The Akamai Intelligent Platform delivers 95 exabytes of data, ingests 2.5 exabytes of data, and interacts with 1.3 client devices per day. The platform reacts when content is in high demand by caching content (keeping a local copy of an object to send to the next user to request it). On a network with over 140,000 servers deployed in more than 2200 locations around the world, we think it's important to ensure that these sorts of events are transparent to our customers.

Caching is done using a pull model. Akamai does not know about objects for which we haven’t seen requests, nor do we push content out to our servers in order to pre-warm our caches. One slight exception to this is the Prefetching feature. Prefetching is where the servers examine the web page that is being downloaded or the video stream being requested and proactively make requests ahead of the user to ensure that there is an object in cache before the user gets around to requesting it. This is still part of the pull model as we need to get a request for an object in order to learn about related objects that we should download and the action is taken independently by each of our server deployments.

After downloading an object the Akamai servers will save a copy of it. Servers within the same deployment are able to check each other’s caches using the Inter-Cache Protocol (ICP). This means that the amount of storage space for caching content is the sum of the storage space of all the servers in that deployment.

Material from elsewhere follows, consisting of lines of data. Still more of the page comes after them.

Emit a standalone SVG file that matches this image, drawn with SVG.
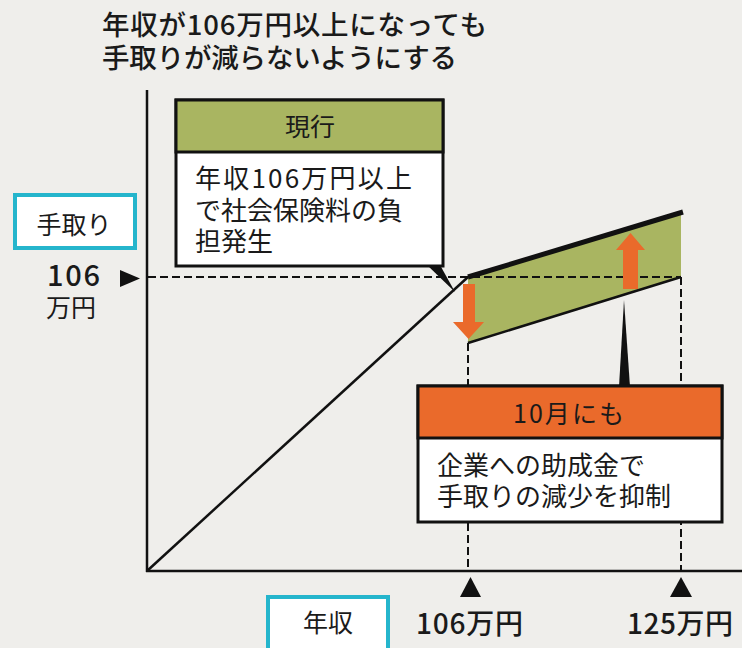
<svg xmlns="http://www.w3.org/2000/svg" width="742" height="648" viewBox="0 0 742 648">
<style>
text{font-family:"Noto Sans CJK JP","Noto Sans",sans-serif;fill:#1a1a1a}
.title{font-size:27.5px;font-weight:500}
.body{font-size:26px}
.head{font-size:25px}
.num{font-size:28px;font-weight:500}
.ax{stroke:#111;stroke-width:2.5;fill:none}
.dash{stroke:#111;stroke-width:2;stroke-dasharray:8 4;fill:none}
.box{stroke:#111;stroke-width:3}
.cyan{fill:#fff;stroke:#25b5cc;stroke-width:4}
.orange{fill:#ea6a2b}
</style>
<rect width="742" height="648" fill="#efeeeb"/>
<g id="title">
<text class="title" x="102" y="35" textLength="385" lengthAdjust="spacing">年収が106万円以上になっても</text>
<text class="title" x="102" y="68" textLength="355" lengthAdjust="spacing">手取りが減らないようにする</text>
</g>
<g id="band">
<polygon points="468,277 681,212 681,277 468,343" fill="#a9b561"/>
<line x1="468" y1="277" x2="683" y2="212" stroke="#111" stroke-width="5"/>
<line x1="468" y1="343" x2="681" y2="277" stroke="#111" stroke-width="2.5"/>
</g>
<g id="connectors">
<line class="dash" x1="148" y1="277" x2="681" y2="277"/>
<line class="dash" x1="468" y1="343" x2="468" y2="570"/>
<line class="dash" x1="681" y1="277" x2="681" y2="570"/>
<line class="ax" x1="147" y1="571" x2="468" y2="277"/>
<line class="ax" x1="147" y1="90" x2="147" y2="572"/>
<line class="ax" x1="146" y1="571" x2="742" y2="571"/>
<polygon points="120,270 120,287 140,278.5" fill="#111"/>
<polygon points="460,597 481,597 470.5,577" fill="#111"/>
<polygon points="670,597 692,597 681,577" fill="#111"/>
<polygon points="427,265 440,265 455,292" fill="#111"/>
<polygon points="619,387 630,387 624,300" fill="#111"/>
<path class="orange" d="M463,284 H475 V322 H484 L468.5,339 L453,322 H463 Z"/>
<path class="orange" d="M623,289 H638 V250 H645 L630.5,233 L616,250 H623 Z"/>
</g>
<g id="node-current">
<rect class="box" x="176" y="100" width="267" height="166" fill="#fff"/>
<rect class="box" x="176" y="100" width="267" height="52" fill="#a9b561"/>
<text class="head" x="310" y="136" text-anchor="middle">現行</text>
<text class="body" x="195" y="188" textLength="217" lengthAdjust="spacing">年収106万円以上</text>
<text class="body" x="195" y="220">で社会保険料の負</text>
<text class="body" x="195" y="251">担発生</text>
</g>
<g id="node-october">
<rect class="box" x="418" y="386" width="304" height="136" fill="#fff"/>
<rect class="box" x="418" y="386" width="304" height="52" fill="#ea6a2b"/>
<text class="head" x="513" y="423" textLength="111" lengthAdjust="spacing">10月にも</text>
<text class="body" x="437" y="475">企業への助成金で</text>
<text class="body" x="437" y="506">手取りの減少を抑制</text>
</g>
<g id="label-tedori">
<rect class="cyan" x="15" y="195" width="120" height="53"/>
<text class="head" x="74" y="234" text-anchor="middle">手取り</text>
</g>
<g id="label-106-y">
<text class="num" x="47" y="286" style="font-size:29px" textLength="53" lengthAdjust="spacing">106</text>
<text class="head" x="46" y="317">万円</text>
</g>
<g id="label-nenshu">
<rect class="cyan" x="268" y="597" width="120" height="60"/>
<text class="head" x="328" y="632" text-anchor="middle">年収</text>
</g>
<g id="label-106-x">
<text class="num" x="416" y="634" textLength="107" lengthAdjust="spacing">106万円</text>
</g>
<g id="label-125-x">
<text class="num" x="627" y="634" textLength="106" lengthAdjust="spacing">125万円</text>
</g>
</svg>
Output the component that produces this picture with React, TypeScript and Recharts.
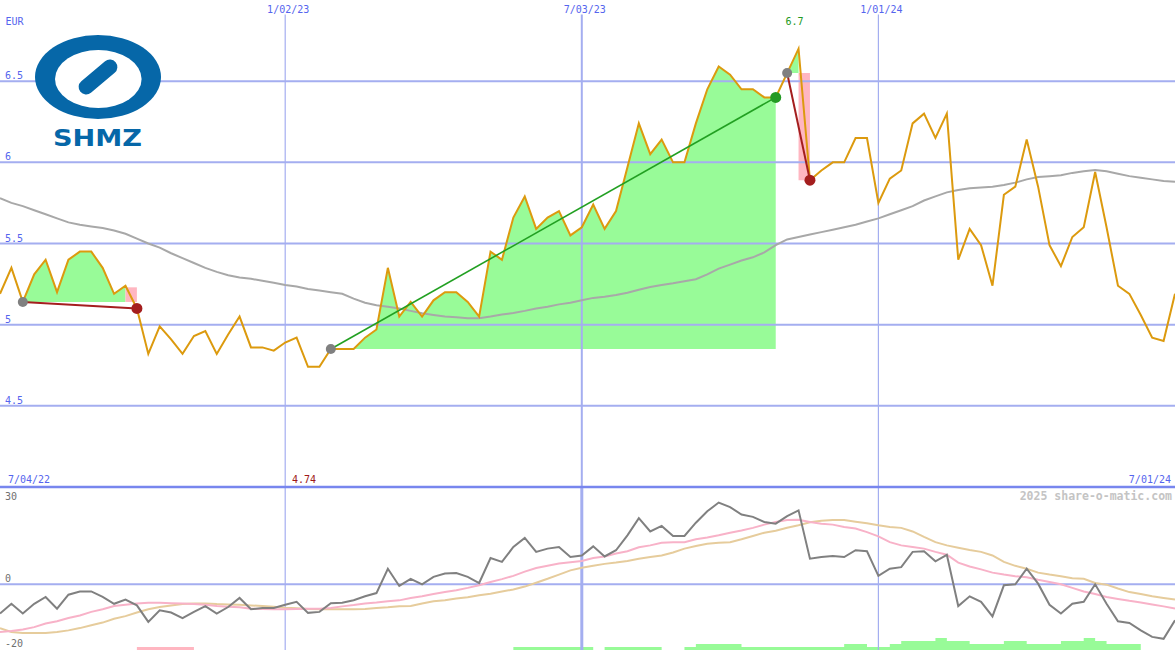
import React from 'react'
import { ComposedChart, Line, Area, XAxis, YAxis, ReferenceLine } from 'recharts'

const W = 1175
const TOP_H = 487
const BOT_H = 163
const MONO = '"DejaVu Sans Mono", monospace'
const GRID = '#A4AEF0'
const EDGE = '#7886EE'
const LABEL = '#5565EE'

// weekly closes, EUR
const price = [
  5.19, 5.35, 5.14, 5.31, 5.40, 5.20, 5.40, 5.45, 5.45, 5.35,
  5.19, 5.24, 5.10, 4.82, 4.99, 4.91, 4.82, 4.93, 4.96, 4.82,
  4.94, 5.05, 4.86, 4.86, 4.84, 4.89, 4.92, 4.74, 4.74, 4.85,
  4.85, 4.85, 4.92, 4.97, 5.35, 5.05, 5.14, 5.05, 5.15, 5.20,
  5.20, 5.14, 5.05, 5.45, 5.40, 5.66, 5.79, 5.59, 5.66, 5.70,
  5.55, 5.60, 5.74, 5.59, 5.70, 5.97, 6.24, 6.05, 6.14, 6.00,
  6.00, 6.24, 6.45, 6.59, 6.54, 6.45, 6.45, 6.40, 6.40, 6.55,
  6.70, 5.89, 5.95, 6.00, 6.00, 6.15, 6.15, 5.75, 5.90, 5.95,
  6.24, 6.30, 6.15, 6.30, 5.40, 5.59, 5.49, 5.24, 5.80, 5.85,
  6.14, 5.85, 5.49, 5.36, 5.54, 5.60, 5.94, 5.60, 5.24, 5.19,
  5.06, 4.92, 4.90, 5.19,
]

// long moving average (grey)
const ma = [
  5.78, 5.75, 5.73, 5.705, 5.68, 5.655, 5.63, 5.615, 5.605, 5.595,
  5.58, 5.56, 5.53, 5.50, 5.475, 5.44, 5.41, 5.38, 5.35, 5.325,
  5.305, 5.29, 5.283, 5.27, 5.258, 5.245, 5.235, 5.22, 5.21, 5.20,
  5.19, 5.16, 5.135, 5.12, 5.11, 5.10, 5.085, 5.07, 5.06, 5.05,
  5.045, 5.04, 5.04, 5.05, 5.062, 5.072, 5.085, 5.10, 5.11, 5.125,
  5.135, 5.15, 5.165, 5.172, 5.183, 5.197, 5.215, 5.232, 5.245, 5.255,
  5.268, 5.28, 5.31, 5.345, 5.37, 5.395, 5.415, 5.445, 5.49, 5.525,
  5.54, 5.555, 5.57, 5.585, 5.60, 5.615, 5.635, 5.655, 5.68, 5.705,
  5.73, 5.765, 5.79, 5.815, 5.83, 5.84, 5.845, 5.85, 5.86, 5.875,
  5.895, 5.91, 5.915, 5.92, 5.935, 5.945, 5.952, 5.945, 5.93, 5.915,
  5.905, 5.895, 5.885, 5.88,
]

// oscillator panel
const osc = [
  -9.0, -6.0, -9.0, -6.0, -3.9, -7.5, -3.2, -2.2, -2.2, -3.9,
  -6.0, -4.7, -6.5, -11.6, -8.0, -8.7, -10.4, -8.5, -6.7, -9.0,
  -7.0, -4.2, -7.7, -7.3, -7.3, -6.3, -5.4, -8.8, -8.5, -5.8,
  -5.7, -4.9, -3.7, -2.7, 4.8, -0.5, 1.7, 0.0, 2.3, 3.3,
  3.5, 2.3, 0.4, 8.1, 6.9, 11.5, 14.3, 10.0, 11.0, 11.5,
  8.4, 8.9, 11.7, 8.6, 10.5, 15.1, 20.4, 16.3, 18.0, 14.9,
  14.9, 19.0, 22.5, 25.2, 23.8, 21.5, 20.8, 19.2, 18.7, 21.0,
  22.8, 7.9, 8.4, 8.7, 8.4, 10.5, 10.2, 2.6, 4.8, 5.3,
  10.0, 10.2, 7.1, 9.1, -6.7, -3.7, -5.4, -9.9, -0.3, 0.0,
  4.8, 0.2, -6.3, -9.0, -6.0, -5.4, 0.0, -6.0, -11.4, -11.9,
  -14.2, -16.2, -16.8, -11.1,
]
const sig = [
  -14.7, -14.4, -13.9, -13.2, -12.1, -11.4, -10.4, -9.6, -8.5, -7.7,
  -6.7, -6.3, -5.9, -5.7, -5.7, -5.8, -5.9, -6.1, -6.3, -6.7,
  -6.9, -7.1, -7.5, -7.6, -7.7, -7.7, -7.6, -7.5, -7.5, -7.3,
  -6.8, -6.4, -5.9, -5.6, -5.2, -4.95, -4.2, -3.7, -3.0, -2.4,
  -1.8, -1.1, -0.3, 0.7, 1.6, 2.6, 3.9, 5.0, 5.7, 6.4,
  6.8, 7.2, 8.1, 8.6, 9.5, 10.2, 11.4, 12.0, 12.8, 13.0,
  13.0, 13.9, 14.4, 15.1, 15.9, 16.6, 17.4, 18.4, 19.2, 19.85,
  19.9, 19.2, 18.7, 18.4, 17.7, 17.2, 16.1, 14.8, 13.0, 12.0,
  11.5, 11.0, 10.0, 9.1, 6.7, 5.5, 4.6, 3.6, 3.0, 2.5,
  2.2, 1.4, 0.7, 0.0, -1.1, -2.2, -3.0, -3.9, -4.5, -5.1,
  -5.6, -6.2, -6.8, -7.5,
]
const slow = [
  -13.5, -14.7, -15.0, -15.0, -15.0, -14.7, -14.2, -13.5, -12.6, -11.8,
  -10.6, -9.8, -8.7, -7.7, -7.0, -6.5, -6.1, -5.9, -5.9, -6.1,
  -6.2, -6.3, -6.5, -6.7, -6.9, -7.2, -7.4, -7.6, -7.7, -7.7,
  -7.7, -7.7, -7.6, -7.3, -7.1, -6.8, -6.7, -5.9, -5.2, -4.9,
  -4.4, -4.0, -3.4, -2.9, -2.2, -1.6, -0.7, 0.5, 1.7, 3.0,
  4.3, 5.1, 5.7, 6.3, 6.7, 7.2, 7.9, 8.4, 8.9, 9.8,
  11.0, 11.8, 12.5, 12.8, 13.0, 13.9, 14.9, 15.9, 16.5, 17.45,
  18.2, 19.1, 19.6, 19.8, 19.8, 19.3, 18.8, 18.2, 17.7, 17.4,
  16.3, 14.6, 13.0, 12.0, 11.3, 10.6, 10.0, 8.9, 6.9, 5.7,
  4.8, 3.6, 3.0, 2.5, 1.9, 1.7, 0.4, -0.1, -1.3, -2.4,
  -3.0, -3.7, -4.2, -4.7,
]

// strength bars at the foot of the oscillator panel
const volStart = [12, 45, 53, 60]
const volColor = ['#FFB6C1', '#98FB98', '#98FB98', '#98FB98']
const volLevels = [
  [1, 1, 1, 1, 1, 1],
  [1, 1, 1, 1, 1, 1, 1, 1],
  [1, 1, 1, 1, 1, 1],
  [1, 2, 2, 2, 2, 1, 1, 1, 1, 1, 1, 1, 1, 1, 2, 2, 1, 1, 2, 3, 3, 3, 4, 3, 3, 2, 2, 2, 3, 3, 2, 2, 2, 3, 3, 4, 3, 2, 2, 2, 2],
]
const VOL_BASE = -20.25
const VOL_STEP = 0.925

// trend annotations
const trendFrom = [2, 29, 69]
const trendTo = [12, 68, 71]
const trendUp = [false, true, false]
const gainTo = [11, 68, 70]
const pinkFrom = [11, 70]
const pinkTo = [12, 71]
const pinkLo = [5.14, 5.89]
const pinkHi = [5.23, 6.55]

const yTicks = [4.5, 5, 5.5, 6, 6.5]
const dateIdx = [25, 51, 77]
const dateText = ['1/02/23', '7/03/23', '1/01/24']
const edgeText = ['7/04/22', '7/01/24']
const oscTicks = [-20, 0, 30]

const last = price.length - 1
const maxIdx = price.indexOf(Math.max(...price))
const minIdx = price.indexOf(Math.min(...price))

const topRows = price.map((p, i) => {
  const row: Record<string, any> = { i, price: p, ma: ma[i] }
  trendFrom.forEach((f, k) => {
    row['gain' + k] = i >= f && i <= gainTo[k] ? [price[f], p] : null
    row['trend' + k] = i === f || i === trendTo[k] ? p : null
  })
  pinkFrom.forEach((f, k) => {
    row['pink' + k] = i >= f && i <= pinkTo[k] ? [pinkLo[k], pinkHi[k]] : null
  })
  return row
})

const botRows = osc.map((v, i) => {
  const row: Record<string, any> = { i, osc: v, sig: sig[i], slow: slow[i] }
  volStart.forEach((s, k) => {
    const lv = i >= s ? volLevels[k][i - s] : undefined
    row['vol' + k] = lv != null ? [VOL_BASE, VOL_BASE + lv * VOL_STEP] : null
  })
  return row
})

const TopTick = (p: any) => {
  const v = p.payload.value
  if (v === maxIdx) {
    return <text x={p.x - 4} y={25} textAnchor="middle" fill="#229922" fontSize={10} fontFamily={MONO}>{String(price[maxIdx])}</text>
  }
  return <text x={p.x + 3} y={12.5} textAnchor="middle" fill={LABEL} fontSize={10} fontFamily={MONO}>{dateText[dateIdx.indexOf(v)]}</text>
}

const BottomTick = (p: any) => {
  const v = p.payload.value
  if (v === minIdx) {
    return <text x={p.x - 4} y={483} textAnchor="middle" fill="#A01818" fontSize={10} fontFamily={MONO}>{String(price[minIdx])}</text>
  }
  const first = v === 0
  return (
    <text x={first ? p.x + 8 : p.x - 4} y={483} textAnchor={first ? 'start' : 'end'} fill={LABEL} fontSize={10} fontFamily={MONO}>
      {first ? edgeText[0] : edgeText[1]}
    </text>
  )
}

const PriceTick = (p: any) => (
  <text x={5} y={p.y - 2} fill={LABEL} fontSize={10} fontFamily={MONO}>{p.payload.value}</text>
)

const OscTick = (p: any) => (
  <text x={5} y={p.payload.value === 30 ? p.y + 13 : p.y - 2.5} fill="#707070" fontSize={10} fontFamily={MONO}>{p.payload.value}</text>
)

const trendDot = (k: number) => (p: any) => {
  if (p.value == null || p.cy == null) return <g key={`t${k}-${p.index}`} />
  const start = p.payload.i === trendFrom[k]
  const fill = start ? '#808080' : trendUp[k] ? '#249A24' : '#A41E1E'
  return <circle key={`t${k}-${p.index}`} cx={p.cx} cy={p.cy} r={start ? 5 : 5.5} fill={fill} />
}

function PricePanel() {
  return (
    <ComposedChart width={W} height={TOP_H} data={topRows} margin={{ top: 0, right: 0, bottom: 0, left: 0 }}>
      <XAxis type="number" dataKey="i" domain={[0, last]} orientation="top" mirror
        ticks={[...dateIdx, maxIdx].sort((a, b) => a - b)} interval={0}
        axisLine={false} tickLine={false} tick={TopTick} />
      <XAxis xAxisId="b" type="number" dataKey="i" domain={[0, last]} orientation="bottom" mirror
        ticks={[0, minIdx, last]} interval={0}
        axisLine={false} tickLine={false} tick={BottomTick} />
      <YAxis type="number" domain={[4, 7]} ticks={yTicks} mirror interval={0}
        axisLine={false} tickLine={false} tick={PriceTick} />

      {trendFrom.map((_, k) => (
        <Area key={'g' + k} dataKey={'gain' + k} type="linear" stroke="none" fill="#98FB98" fillOpacity={1}
          isAnimationActive={false} dot={false} activeDot={false} />
      ))}
      {pinkFrom.map((_, k) => (
        <Area key={'p' + k} dataKey={'pink' + k} type="linear" stroke="none" fill="#FFB6C1" fillOpacity={1}
          isAnimationActive={false} dot={false} activeDot={false} />
      ))}

      {yTicks.map(v => (
        <ReferenceLine key={'h' + v} y={v} stroke={GRID} strokeWidth={2} />
      ))}
      {dateIdx.map(v => (
        <ReferenceLine key={'v' + v} segment={[{ x: v, y: 6.91 }, { x: v, y: 4 }]} stroke={GRID} strokeWidth={v === 51 ? 2 : 1.2} />
      ))}
      <ReferenceLine y={4} stroke={EDGE} strokeWidth={2.5} />

      <Line dataKey="ma" type="linear" stroke="#A8A8A8" strokeWidth={2} dot={false} activeDot={false} isAnimationActive={false} />
      <Line dataKey="price" type="linear" stroke="#DC9A0E" strokeWidth={2} dot={false} activeDot={false} isAnimationActive={false} />
      {trendFrom.map((_, k) => (
        <Line key={'t' + k} dataKey={'trend' + k} type="linear" connectNulls
          stroke={trendUp[k] ? '#22A022' : '#A41E1E'} strokeWidth={trendUp[k] ? 1.6 : 2}
          dot={trendDot(k)} activeDot={false} isAnimationActive={false} />
      ))}
    </ComposedChart>
  )
}

function OscPanel() {
  return (
    <ComposedChart width={W} height={BOT_H} data={botRows} margin={{ top: 0, right: 0, bottom: 0, left: 0 }}>
      <XAxis type="number" dataKey="i" domain={[0, last]} hide />
      <YAxis type="number" domain={[VOL_BASE, 30]} ticks={oscTicks} mirror interval={0}
        axisLine={false} tickLine={false} tick={OscTick} />

      {volStart.map((_, k) => (
        <Area key={'vol' + k} dataKey={'vol' + k} type="stepAfter" stroke="none" fill={volColor[k]} fillOpacity={1}
          isAnimationActive={false} dot={false} activeDot={false} />
      ))}

      <ReferenceLine y={0} stroke={GRID} strokeWidth={2} />
      {dateIdx.map(v => (
        <ReferenceLine key={'bv' + v} x={v} stroke={GRID} strokeWidth={v === 51 ? 3 : 1.2} />
      ))}
      <ReferenceLine y={30} stroke={EDGE} strokeWidth={2.5} />

      <Line dataKey="slow" type="linear" stroke="#E6CC9C" strokeWidth={2} dot={false} activeDot={false} isAnimationActive={false} />
      <Line dataKey="sig" type="linear" stroke="#F8B2C8" strokeWidth={2} dot={false} activeDot={false} isAnimationActive={false} />
      <Line dataKey="osc" type="linear" stroke="#808080" strokeWidth={2} dot={false} activeDot={false} isAnimationActive={false} />
    </ComposedChart>
  )
}

function Overlay() {
  return (
    <svg width={W} height={650} style={{ position: 'absolute', left: 0, top: 0, pointerEvents: 'none' }}>
      <text x={5.5} y={24.5} fill={LABEL} fontSize={10} fontFamily={MONO}>EUR</text>
      {/* company logo */}
      <ellipse cx={98} cy={77} rx={63} ry={42} fill="#0667A8" />
      <ellipse cx={98.3} cy={79} rx={43.3} ry={29} fill="#FFFFFF" />
      <rect x={75} y={69.5} width={46} height={15} rx={7.5} fill="#0667A8" transform="rotate(-40 98 77)" />
      <text x={97.5} y={146} textAnchor="middle" fill="#0667A8" fontSize={23} fontWeight={900}
        fontFamily='"DejaVu Sans", sans-serif' textLength={89} lengthAdjust="spacingAndGlyphs">SHMZ</text>
      <text x={1172} y={500} textAnchor="end" fill="#C4C4C4" fontSize={11.5} fontWeight="bold" fontFamily={MONO}>
        2025 share-o-matic.com
      </text>
    </svg>
  )
}

export default function App() {
  return (
    <div style={{ position: 'absolute', left: 0, top: 0, width: W, height: 650, background: '#FFFFFF', overflow: 'hidden' }}>
      <div style={{ position: 'absolute', left: 0, top: 0 }}>
        <PricePanel />
      </div>
      <div style={{ position: 'absolute', left: 0, top: TOP_H }}>
        <OscPanel />
      </div>
      <Overlay />
    </div>
  )
}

When our DNS servers reply to lookup requests, we generally return two IP addresses for any given deployment. Both servers will cache the objects that they serve, so the total cache space is half the total storage space of that deployment. This redundancy allows us to take machines out of service for installs, or maintenance, or due to an outage, and still be able to serve their objects without having to send requests to the origin. As the cache on a server fills up, our software looks for the least recently used objects in its cache and evicts them to make room for new objects. Objects that are requested most often will remain in cache for a long time, while less requested objects will be automatically purged as requests for new objects arrive. Content is never evicted unless there are requests for new objects and there is no existing room in the cache for them, or unless the customer explicitly issues a purge request to have an object removed from the network.

For websites with a particularly high volume, or during request surges, Akamai offers a Tiered Distribution method (AKA cache hierarchy). Tiered Distribution creates "layers" of cached objects, depending on access to speed and frequency of object request. The first layer of a cache hierarchy is the highest speed and is made up of the most requested objects. When that is filled, a second layer, which is slightly slower will be created with the second most requested items, and so on. This allows for reduced latency and highly efficient delivery from caching.